HS: In the paper you say “I have never observed aggressive interactions between bumblebee species in the East River Valley.” Subsequent to the study, did you observe any aggressive interactions?
DI: No. I don’t think there are any reports of that kind of behaviour by bumble bees.
HS: You say “There is no obvious explanation for the different types of competition observed in bumblebees studied by Brian (1957) and Morse (1977) and those I studied”. Subsequent to this study, were you able to gain further insight into why the type of competition between bumblebees is different in different locations?
DI: Not really. In some of the communities they studied (in Europe for Brian, New England for Morse) there seem to be more interacting species, which must be partitioning resources in ways in addition to the differences in proboscis (tongue) length and altitudinal distributions that I concentrated on in Colorado.
HS: Have you ever read this paper after it was published? If yes, in what context?

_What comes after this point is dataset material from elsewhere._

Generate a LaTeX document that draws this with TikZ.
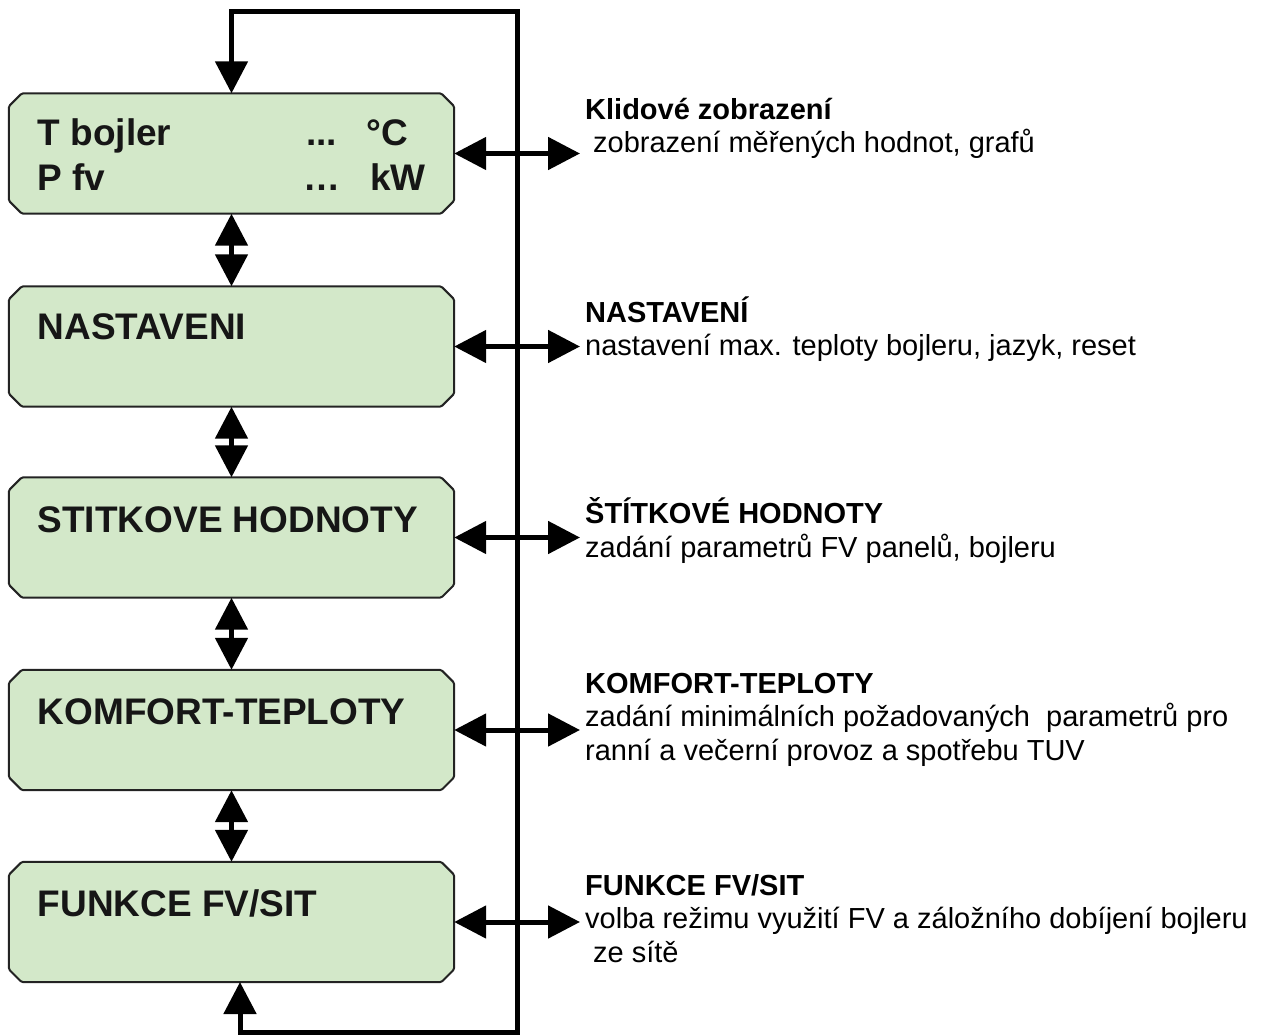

DI: I’ve gone back to it only a few times, although I still watch those same bee species and wildflowers every summer, even in the same spot where I did that work.

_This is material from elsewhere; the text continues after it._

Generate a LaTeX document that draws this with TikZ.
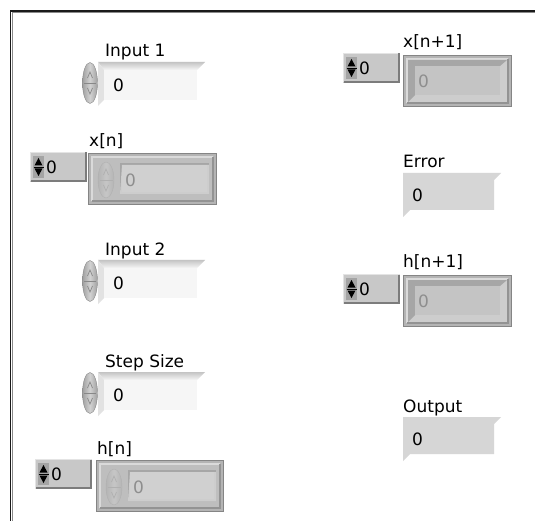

HS: Would you count this paper as a favourite, among all the papers you have written?
DI: One of my favourites, as it was my first publication in Ecology, and I think a significant contribution to studies of resource partitioning and bumble bees.
HS: What would you say to a student who is about to read this paper today? What should he or she take away from this paper written 16 years ago? Would you add any caveats?
DI: Note that it’s possible to do experimental studies with bees and wildflowers, and gain insights that couldn’t otherwise be obtained. And that you can do this work with a minimum of equipment, and even by yourself. Think about the possibility of repeating studies of this vintage, as a way of learning about what effects climate change is having.